ビジネス的にはこうした知財を元に、パートナーと商品開発を行い収益拡大に貢献すること、弊社の他の事業と組み合わせて自治体や企業の地方創生事業や脱炭素事業に貢献することなどを考えています。あとIoTセンサーや屋外照明などの主電源として用い、自然環境データやエネルギーデータの計測を行って調査データを販売するモデルも検討しています

余島さん

 短期的に取り組む課題は明確です。技術は順調に進んでるので、ビジョンに対して聞き手が引かないようにする。「すごいなぁ!……でも私はどうしたらいいんだろう?」って人を減らすというか、技術の敷居をどれだけ下げられるか。この技術は誰もが使える安全で素晴らしいものだと知ってもらい、「私もやってみたい」と思った時に手に取れる状態を作る。これまでRINGのセコンドとして得た経験やネットワークをここで活かしていければと思います

樗木さん

詳しいことはよくわからないが、なんだかスゴイ技術であることは確かそうな微生物発電。あとはいかにそれを一般化していくか。近い将来、農やエネルギーの分野で広島から大きなイノベーションが起こるかもしれない。

「広島を盛り上げる」のではなく
「広島から日本を盛り上げる」


最後に2人にRING HIROSHIMAという取り組みについて聞いてみた。「非常に素晴らしいプログラム」というお褒めの言葉の後に出てきた提言が面白かったので、そのまま掲載しよう。

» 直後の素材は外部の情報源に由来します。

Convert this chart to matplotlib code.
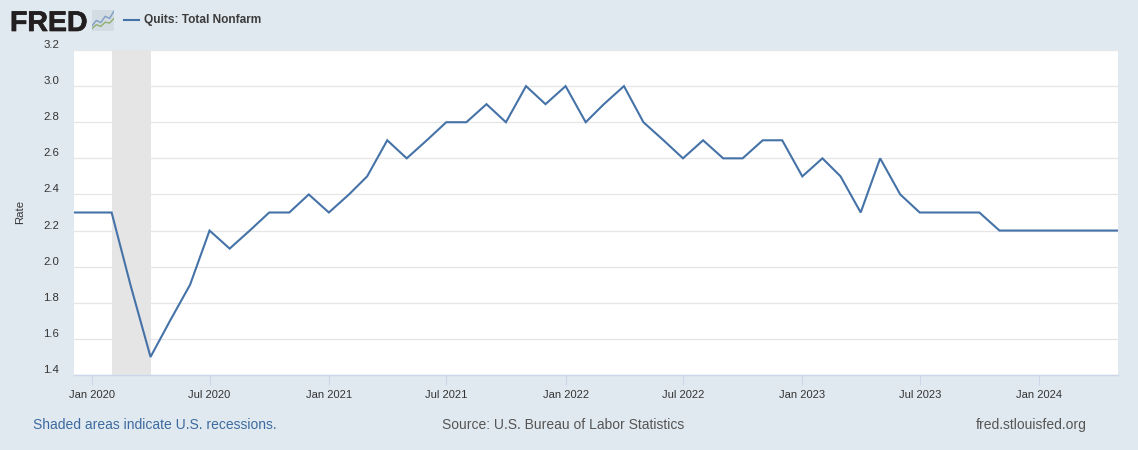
#!/usr/bin/env python3
# -*- coding: utf-8 -*-

import matplotlib
matplotlib.use("Agg")
import matplotlib.dates as mdates
import matplotlib.patheffects as pe
import matplotlib.pyplot as plt
import pandas as pd

# monthly values, Dec 2019 to May 2024 (first point is cut by the left edge)
start_month = "2019-12-01"
quits_rate = [
    2.3, 2.3, 2.3, 1.9, 1.5, 1.7, 1.9, 2.2, 2.1, 2.2, 2.3, 2.3, 2.4,
    2.3, 2.4, 2.5, 2.7, 2.6, 2.7, 2.8, 2.8, 2.9, 2.8, 3.0, 2.9,
    3.0, 2.8, 2.9, 3.0, 2.8, 2.7, 2.6, 2.7, 2.6, 2.6, 2.7, 2.7,
    2.5, 2.6, 2.5, 2.3, 2.6, 2.4, 2.3, 2.3, 2.3, 2.3, 2.2, 2.2,
    2.2, 2.2, 2.2, 2.2, 2.2,
]
recession = ["2020-02-01", "2020-04-01"]
x_limits = ["2019-12-05", "2024-05-01"]
x_ticks = ["2020-01-01", "2020-07-01", "2021-01-01", "2021-07-01", "2022-01-01",
           "2022-07-01", "2023-01-01", "2023-07-01", "2024-01-01"]
x_labels = ["Jan 2020", "Jul 2020", "Jan 2021", "Jul 2021", "Jan 2022",
            "Jul 2022", "Jan 2023", "Jul 2023", "Jan 2024"]
y_ticks = [1.4, 1.6, 1.8, 2.0, 2.2, 2.4, 2.6, 2.8, 3.0, 3.2]

# little chart inside the logo
icon_blue = [0.25, 0.5, 0.4, 0.7, 0.6, 0.95]
icon_green = [0.12, 0.3, 0.22, 0.42, 0.38, 0.6]

BG = "#e1e9f0"
LINE = "#4572a7"
W, H = 1138, 450

plt.rcParams["font.family"] = ["Liberation Sans", "DejaVu Sans"]

fig = plt.figure(figsize=(W / 100, H / 100), dpi=100, facecolor=BG)
ax = fig.add_axes([74 / W, 1 - 375 / H, (1117.5 - 74) / W, 325 / H], facecolor="white")

months = pd.date_range(start_month, periods=len(quits_rate), freq="MS")
ax.axvspan(pd.Timestamp(recession[0]), pd.Timestamp(recession[1]), color="#e5e5e5", lw=0, zorder=1)
ax.plot(months, quits_rate, color=LINE, lw=1.5, zorder=3, solid_joinstyle="miter")

ax.set_xlim(mdates.date2num(pd.Timestamp(x_limits[0])), mdates.date2num(pd.Timestamp(x_limits[1])))
ax.set_ylim(1.4, 3.2)
ax.set_yticks(y_ticks)
ax.set_xticks([pd.Timestamp(t) for t in x_ticks])
ax.set_xticklabels(x_labels)
ax.grid(True, axis="y", color="#e6e6e6", lw=0.9, zorder=0)
ax.set_axisbelow(True)

for s in ["top", "right", "left"]:
    ax.spines[s].set_visible(False)
ax.spines["bottom"].set_color("#ccd6eb")
ax.spines["bottom"].set_linewidth(1.0)

ax.tick_params(axis="x", length=7, width=0.8, color="#ccd6eb", labelsize=8.0,
               labelcolor="#333333", pad=4)
ax.tick_params(axis="y", length=0, labelsize=8.2, labelcolor="#333333", pad=10.5)
for lab in ax.get_yticklabels():
    lab.set_va("bottom")

fig.text(20.5 / W, 1 - 212 / H, "Rate", rotation=90, fontsize=8.2, color="#333333",
         ha="center", va="center")

# header
fig.text(10 / W, 1 - 31 / H, "FRED", fontsize=20.5, fontweight="bold", color="#231f20",
         ha="left", va="baseline",
         path_effects=[pe.withStroke(linewidth=0.5, foreground="#231f20")])
icon = fig.add_axes([92 / W, 1 - 31 / H, 22 / W, 21 / H], facecolor="#d3dbe3")
icon.plot(icon_blue, color="#7f9fc4", lw=1.0)
icon.plot(icon_green, color="#8fb06f", lw=1.0)
icon.set_xlim(0, 5)
icon.set_ylim(0, 1)
icon.set_xticks([])
icon.set_yticks([])
for s in icon.spines.values():
    s.set_visible(False)

fig.add_artist(plt.Line2D([123.5 / W, 139 / W], [1 - 20 / H, 1 - 20 / H], color=LINE, lw=1.5))
fig.text(144 / W, 1 - 20.5 / H, "Quits: Total Nonfarm", fontsize=8.6, fontweight="bold",
         color="#3c3c3c", ha="left", va="center")

# footer
fig.text(33 / W, 1 - 425 / H, "Shaded areas indicate U.S. recessions.", fontsize=9.98,
         color="#3d6a9e", ha="left", va="center")
fig.text(442 / W, 1 - 425 / H, "Source: U.S. Bureau of Labor Statistics", fontsize=9.98,
         color="#555555", ha="left", va="center")
fig.text(1087 / W, 1 - 425 / H, "fred.stlouisfed.org", fontsize=9.98,
         color="#555555", ha="right", va="center")

fig.savefig("out.png", dpi=100, facecolor=BG)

 事業の道しるべを定めるまでがRING HIROSHIMAだと思うけど、その後離陸(=事業化)するとなった時、離陸に必要な馬力って桁外れですよね。それをサポートするカタパルトのようなシステムがあるといいと思うんです

樗木さん

 それって「広島を盛り上げる」のではなく「広島から日本を盛り上げる」という発想が組み込まれてるかどうかだと思うんです。広島を盛り上げる地域密着型企業はたくさんいるけど、次の世代に何を残すか。広島を背負って頑張る企業にももっとサポートがあるといいですね

余島さん

 たぶん県としてはじめたRING HIROSHIMAって、広島県が思うよりずっと評価されてるんです。県は「新しい企業を育てたい」「新しい社会価値を創造したい」という想いでスタートしたけど、この3年で経営者もセコンドも成長してきた。その成果や学んできたことを県と共有できれば、もっと素晴らしいエコシステムに発展していく気がします

樗木さん

継続は力なり。3年目のRINGは、これまでの蓄積を足掛かりにして新しい展開を見せようとしている。新人チャレンジャーと既存のセコンドの組み合わせは、果たしてどんなストーリーを描くのだろう。



●EDITOR’S VOICE 取材を終えて

 
私自身RINGの取材をはじめて3年目になりますが、今年はRINGが新段階に入ったことを実感します。初回から参加し、経験を積んだ「名物セコンド」が増加する一方、セコンド同士の横のつながりも定着。それにより、どのプロジェクトも挑戦者とセコンドのタッグを超えた広がりが見られるのです。まさにさまざまな個性派キャラクターが八面六臂で活躍する「RINGユニバース」の誕生! 今年も手に汗握るナイスバウトの数々を紹介していきます。